◆ **PROBLEM STATEMENT**
Only the lines from the one with "Recreate this image" through the one with "last_bin = 980", inclusive, should be echoed exactly; pictures are left out.

◆ **RECORDS SUPPLIED**
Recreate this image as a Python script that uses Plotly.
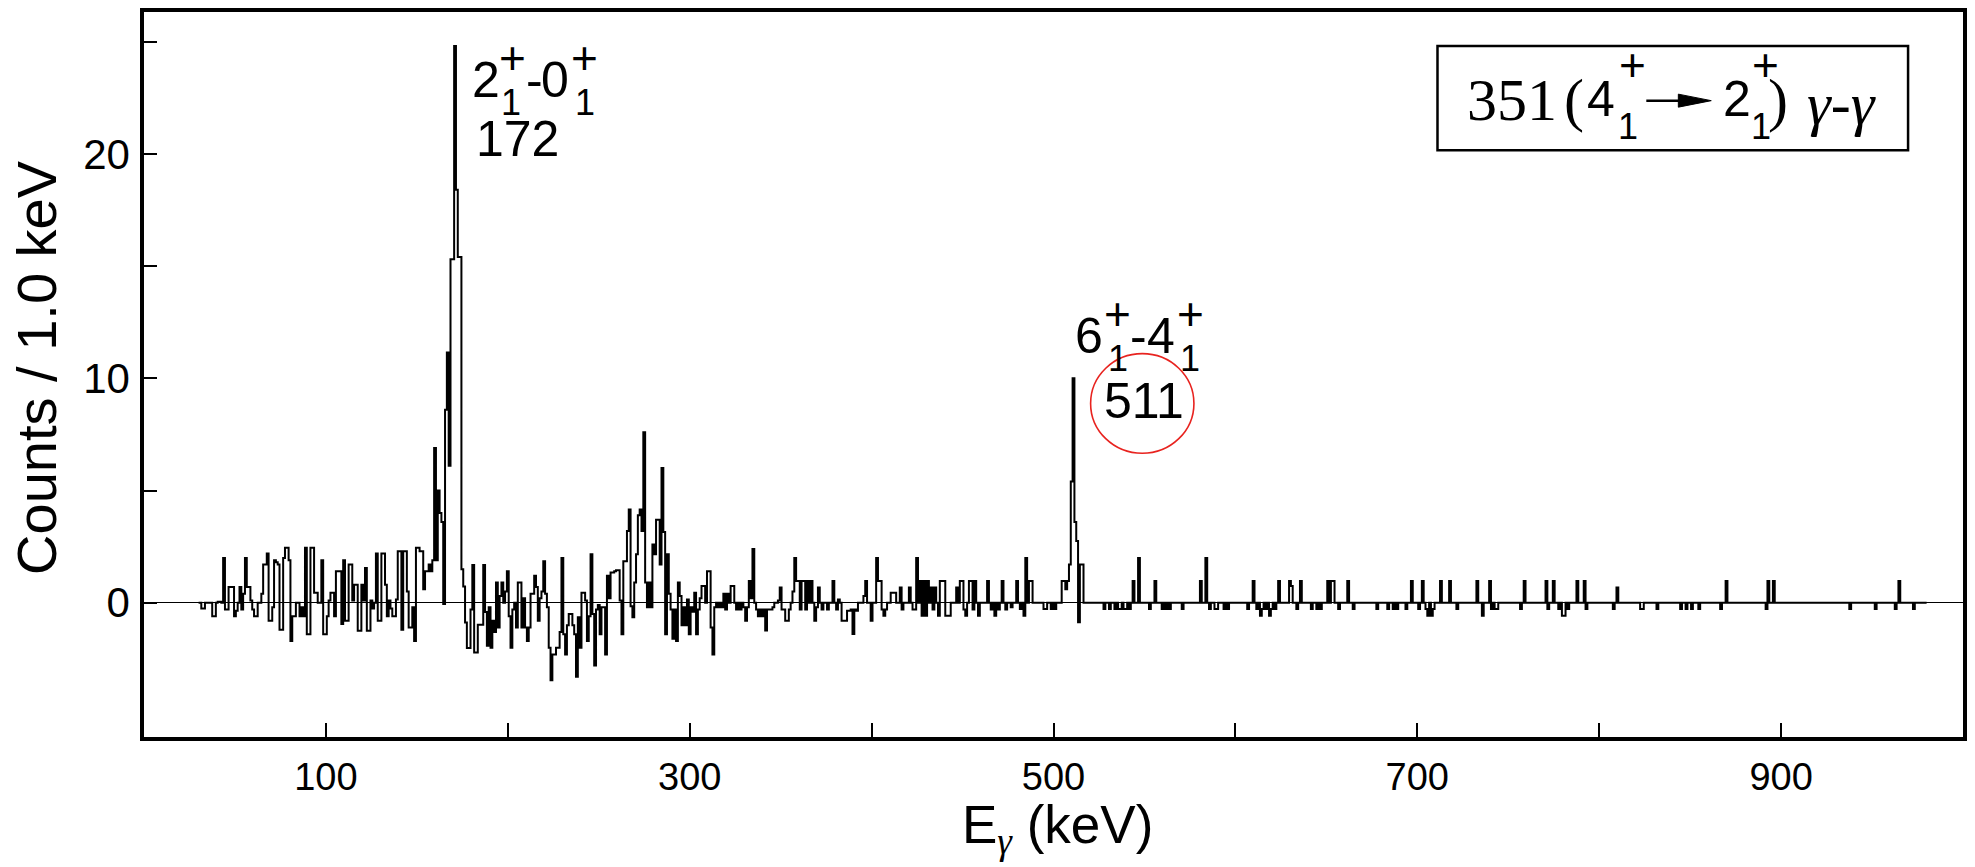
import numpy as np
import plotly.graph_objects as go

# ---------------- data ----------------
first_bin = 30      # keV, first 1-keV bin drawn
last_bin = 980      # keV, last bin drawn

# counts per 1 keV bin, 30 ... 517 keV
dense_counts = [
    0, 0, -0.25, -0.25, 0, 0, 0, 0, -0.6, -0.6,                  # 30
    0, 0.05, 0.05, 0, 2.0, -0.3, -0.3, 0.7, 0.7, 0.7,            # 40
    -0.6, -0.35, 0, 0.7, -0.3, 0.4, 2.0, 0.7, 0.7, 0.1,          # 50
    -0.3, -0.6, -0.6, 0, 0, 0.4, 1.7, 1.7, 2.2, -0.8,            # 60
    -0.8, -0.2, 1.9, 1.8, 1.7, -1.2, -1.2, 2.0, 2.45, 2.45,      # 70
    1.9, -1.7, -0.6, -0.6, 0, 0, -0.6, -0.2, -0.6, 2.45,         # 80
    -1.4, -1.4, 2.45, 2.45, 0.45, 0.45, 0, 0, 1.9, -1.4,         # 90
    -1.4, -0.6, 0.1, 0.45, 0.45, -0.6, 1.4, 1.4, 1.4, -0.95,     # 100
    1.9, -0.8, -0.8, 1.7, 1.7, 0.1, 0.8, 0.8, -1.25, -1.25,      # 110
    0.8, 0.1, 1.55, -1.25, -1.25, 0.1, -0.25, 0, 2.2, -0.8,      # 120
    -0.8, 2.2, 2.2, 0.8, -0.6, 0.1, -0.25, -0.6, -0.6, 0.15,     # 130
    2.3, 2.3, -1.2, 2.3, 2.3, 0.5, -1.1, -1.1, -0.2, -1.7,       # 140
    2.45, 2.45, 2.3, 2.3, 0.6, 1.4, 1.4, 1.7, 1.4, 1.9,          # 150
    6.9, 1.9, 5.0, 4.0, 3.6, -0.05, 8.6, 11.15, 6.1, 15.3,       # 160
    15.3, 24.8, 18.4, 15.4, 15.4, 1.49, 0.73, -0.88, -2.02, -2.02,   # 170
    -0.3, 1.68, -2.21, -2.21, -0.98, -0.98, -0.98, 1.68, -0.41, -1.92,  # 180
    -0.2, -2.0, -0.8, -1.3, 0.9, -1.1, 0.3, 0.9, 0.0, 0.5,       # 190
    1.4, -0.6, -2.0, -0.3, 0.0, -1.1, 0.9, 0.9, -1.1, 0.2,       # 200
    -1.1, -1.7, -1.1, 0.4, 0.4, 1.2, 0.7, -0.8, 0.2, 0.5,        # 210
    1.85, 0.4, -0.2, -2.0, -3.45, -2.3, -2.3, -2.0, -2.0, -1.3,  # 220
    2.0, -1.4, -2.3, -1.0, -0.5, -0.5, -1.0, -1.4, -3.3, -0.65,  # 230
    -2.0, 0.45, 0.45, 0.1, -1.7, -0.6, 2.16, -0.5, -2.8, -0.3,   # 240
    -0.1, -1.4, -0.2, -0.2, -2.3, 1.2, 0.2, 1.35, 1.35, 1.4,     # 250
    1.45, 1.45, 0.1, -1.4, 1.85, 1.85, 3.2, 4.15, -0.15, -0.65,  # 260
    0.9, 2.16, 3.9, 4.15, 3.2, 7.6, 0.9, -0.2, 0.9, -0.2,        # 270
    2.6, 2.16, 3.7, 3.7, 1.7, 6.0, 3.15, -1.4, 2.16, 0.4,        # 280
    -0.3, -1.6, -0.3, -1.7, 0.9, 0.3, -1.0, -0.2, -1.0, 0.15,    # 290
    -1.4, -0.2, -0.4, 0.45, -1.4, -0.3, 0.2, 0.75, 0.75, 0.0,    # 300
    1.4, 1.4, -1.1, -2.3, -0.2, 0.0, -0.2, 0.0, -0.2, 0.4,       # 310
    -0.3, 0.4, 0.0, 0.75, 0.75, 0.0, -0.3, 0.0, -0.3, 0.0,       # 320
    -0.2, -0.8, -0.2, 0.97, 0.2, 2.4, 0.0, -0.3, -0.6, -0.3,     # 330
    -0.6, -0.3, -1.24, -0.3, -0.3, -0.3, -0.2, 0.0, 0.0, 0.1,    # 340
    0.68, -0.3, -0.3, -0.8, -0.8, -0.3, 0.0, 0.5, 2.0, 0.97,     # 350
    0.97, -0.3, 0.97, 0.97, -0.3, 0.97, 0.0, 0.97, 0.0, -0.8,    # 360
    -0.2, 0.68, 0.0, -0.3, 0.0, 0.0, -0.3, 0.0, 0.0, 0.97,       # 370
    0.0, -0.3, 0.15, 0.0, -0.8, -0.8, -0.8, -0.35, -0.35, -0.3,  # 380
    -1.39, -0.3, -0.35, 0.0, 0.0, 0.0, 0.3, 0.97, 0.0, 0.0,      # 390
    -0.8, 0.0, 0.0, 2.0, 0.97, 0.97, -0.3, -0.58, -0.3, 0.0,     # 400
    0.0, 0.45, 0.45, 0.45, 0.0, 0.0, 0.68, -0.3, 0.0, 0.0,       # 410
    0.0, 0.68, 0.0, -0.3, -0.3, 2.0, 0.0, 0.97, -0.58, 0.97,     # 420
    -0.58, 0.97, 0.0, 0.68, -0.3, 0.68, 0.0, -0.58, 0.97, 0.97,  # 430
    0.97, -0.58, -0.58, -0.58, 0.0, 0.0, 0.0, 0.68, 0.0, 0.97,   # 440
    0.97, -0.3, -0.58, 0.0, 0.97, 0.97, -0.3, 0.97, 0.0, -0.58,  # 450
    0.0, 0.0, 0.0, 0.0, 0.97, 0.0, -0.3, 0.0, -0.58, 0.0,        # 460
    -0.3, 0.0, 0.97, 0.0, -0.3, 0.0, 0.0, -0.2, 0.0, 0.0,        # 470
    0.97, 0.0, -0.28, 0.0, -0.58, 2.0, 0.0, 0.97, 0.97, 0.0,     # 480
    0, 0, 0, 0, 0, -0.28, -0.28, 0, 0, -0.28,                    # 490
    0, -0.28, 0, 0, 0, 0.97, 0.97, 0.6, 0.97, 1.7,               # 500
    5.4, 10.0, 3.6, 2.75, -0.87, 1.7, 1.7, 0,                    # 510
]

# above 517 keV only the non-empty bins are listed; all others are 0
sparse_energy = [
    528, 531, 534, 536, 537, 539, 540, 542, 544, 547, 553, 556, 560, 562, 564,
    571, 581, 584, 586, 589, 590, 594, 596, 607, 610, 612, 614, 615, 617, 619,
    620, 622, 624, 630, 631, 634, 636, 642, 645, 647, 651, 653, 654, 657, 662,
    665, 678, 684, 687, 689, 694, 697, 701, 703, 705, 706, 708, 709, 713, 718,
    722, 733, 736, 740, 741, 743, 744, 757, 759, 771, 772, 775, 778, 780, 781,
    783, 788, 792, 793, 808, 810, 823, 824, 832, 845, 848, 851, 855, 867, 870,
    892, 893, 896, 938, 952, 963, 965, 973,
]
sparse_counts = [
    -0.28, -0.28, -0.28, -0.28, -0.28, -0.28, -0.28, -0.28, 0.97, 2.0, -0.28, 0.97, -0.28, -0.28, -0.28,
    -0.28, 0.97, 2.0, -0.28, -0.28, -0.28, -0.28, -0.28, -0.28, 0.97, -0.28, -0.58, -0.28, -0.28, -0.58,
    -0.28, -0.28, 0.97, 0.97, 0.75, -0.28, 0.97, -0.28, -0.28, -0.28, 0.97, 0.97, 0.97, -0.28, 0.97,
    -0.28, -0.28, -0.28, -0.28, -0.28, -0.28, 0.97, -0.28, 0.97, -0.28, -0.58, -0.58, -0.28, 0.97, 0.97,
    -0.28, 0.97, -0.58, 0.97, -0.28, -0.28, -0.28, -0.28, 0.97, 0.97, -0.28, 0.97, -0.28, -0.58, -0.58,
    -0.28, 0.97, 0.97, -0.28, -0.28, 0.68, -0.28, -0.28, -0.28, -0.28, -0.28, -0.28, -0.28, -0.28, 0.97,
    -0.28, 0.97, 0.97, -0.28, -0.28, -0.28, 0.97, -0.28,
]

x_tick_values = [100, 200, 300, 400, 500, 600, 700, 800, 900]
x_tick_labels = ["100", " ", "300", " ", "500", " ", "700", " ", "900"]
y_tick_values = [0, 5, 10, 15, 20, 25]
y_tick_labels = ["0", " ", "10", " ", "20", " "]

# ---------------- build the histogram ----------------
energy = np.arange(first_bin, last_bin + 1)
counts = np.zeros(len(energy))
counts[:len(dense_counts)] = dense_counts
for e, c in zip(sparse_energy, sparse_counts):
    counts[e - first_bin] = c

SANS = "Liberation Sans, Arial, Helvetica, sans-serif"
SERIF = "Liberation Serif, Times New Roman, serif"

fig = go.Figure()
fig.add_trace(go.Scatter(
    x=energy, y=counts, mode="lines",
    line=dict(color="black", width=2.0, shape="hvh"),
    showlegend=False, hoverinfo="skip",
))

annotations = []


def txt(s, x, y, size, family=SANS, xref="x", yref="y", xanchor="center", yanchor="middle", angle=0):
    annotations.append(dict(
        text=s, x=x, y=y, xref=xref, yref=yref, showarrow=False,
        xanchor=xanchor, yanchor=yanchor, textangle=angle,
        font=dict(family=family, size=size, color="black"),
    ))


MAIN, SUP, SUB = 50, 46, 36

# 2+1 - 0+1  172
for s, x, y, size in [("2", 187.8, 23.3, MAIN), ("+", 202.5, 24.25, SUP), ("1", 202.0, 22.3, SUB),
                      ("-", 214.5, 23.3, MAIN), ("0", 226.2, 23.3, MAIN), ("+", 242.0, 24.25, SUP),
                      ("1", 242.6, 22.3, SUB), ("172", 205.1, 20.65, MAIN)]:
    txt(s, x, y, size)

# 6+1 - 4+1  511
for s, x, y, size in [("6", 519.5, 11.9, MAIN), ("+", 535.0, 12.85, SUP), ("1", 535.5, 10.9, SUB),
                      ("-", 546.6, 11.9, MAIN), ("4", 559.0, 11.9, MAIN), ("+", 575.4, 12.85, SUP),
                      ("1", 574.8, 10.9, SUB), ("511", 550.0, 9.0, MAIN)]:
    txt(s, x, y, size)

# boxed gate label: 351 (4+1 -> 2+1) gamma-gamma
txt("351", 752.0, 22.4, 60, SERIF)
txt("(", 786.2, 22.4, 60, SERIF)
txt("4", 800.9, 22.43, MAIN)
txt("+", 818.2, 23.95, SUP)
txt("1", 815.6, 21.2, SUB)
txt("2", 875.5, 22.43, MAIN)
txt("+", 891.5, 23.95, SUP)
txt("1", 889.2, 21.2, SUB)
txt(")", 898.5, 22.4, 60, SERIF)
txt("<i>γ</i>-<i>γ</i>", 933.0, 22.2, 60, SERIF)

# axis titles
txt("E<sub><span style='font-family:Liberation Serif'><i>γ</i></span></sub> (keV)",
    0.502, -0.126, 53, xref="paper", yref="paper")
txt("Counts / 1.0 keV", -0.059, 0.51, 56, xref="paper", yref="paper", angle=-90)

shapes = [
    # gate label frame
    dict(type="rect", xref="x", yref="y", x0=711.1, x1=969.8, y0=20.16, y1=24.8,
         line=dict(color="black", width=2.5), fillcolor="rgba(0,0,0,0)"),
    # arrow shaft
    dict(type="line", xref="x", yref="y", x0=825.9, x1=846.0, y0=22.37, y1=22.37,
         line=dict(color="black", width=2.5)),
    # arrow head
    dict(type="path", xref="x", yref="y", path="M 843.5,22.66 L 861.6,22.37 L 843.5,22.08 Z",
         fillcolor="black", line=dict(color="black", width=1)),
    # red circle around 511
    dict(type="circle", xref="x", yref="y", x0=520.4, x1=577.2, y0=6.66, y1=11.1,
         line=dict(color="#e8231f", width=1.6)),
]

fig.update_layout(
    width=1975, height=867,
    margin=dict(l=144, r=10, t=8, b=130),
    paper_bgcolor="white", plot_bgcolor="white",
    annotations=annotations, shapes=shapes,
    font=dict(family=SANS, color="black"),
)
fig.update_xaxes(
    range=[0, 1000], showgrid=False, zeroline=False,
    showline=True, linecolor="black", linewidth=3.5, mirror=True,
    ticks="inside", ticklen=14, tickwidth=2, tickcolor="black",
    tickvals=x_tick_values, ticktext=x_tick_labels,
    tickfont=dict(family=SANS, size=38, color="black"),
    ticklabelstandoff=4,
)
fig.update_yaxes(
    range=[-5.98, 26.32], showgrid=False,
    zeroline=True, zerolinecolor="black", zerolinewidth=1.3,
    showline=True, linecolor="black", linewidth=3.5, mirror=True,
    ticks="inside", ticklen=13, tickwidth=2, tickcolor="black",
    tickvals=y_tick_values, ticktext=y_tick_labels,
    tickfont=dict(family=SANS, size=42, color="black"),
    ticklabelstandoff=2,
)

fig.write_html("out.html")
==
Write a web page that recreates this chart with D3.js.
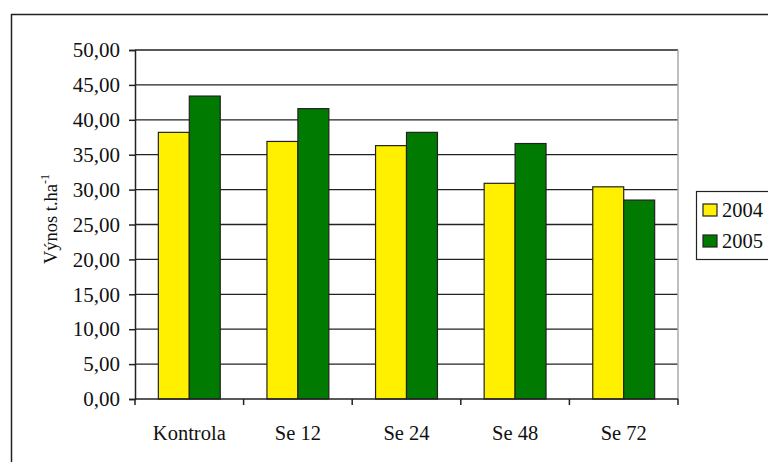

◆ **EXPECTED ANSWER**
Recreate this image as a Python script that uses Plotly.
import numpy as np
import plotly.graph_objects as go

# ---------------- data ----------------
first_bin = 30      # keV, first 1-keV bin drawn
last_bin = 980      # keV, last bin drawn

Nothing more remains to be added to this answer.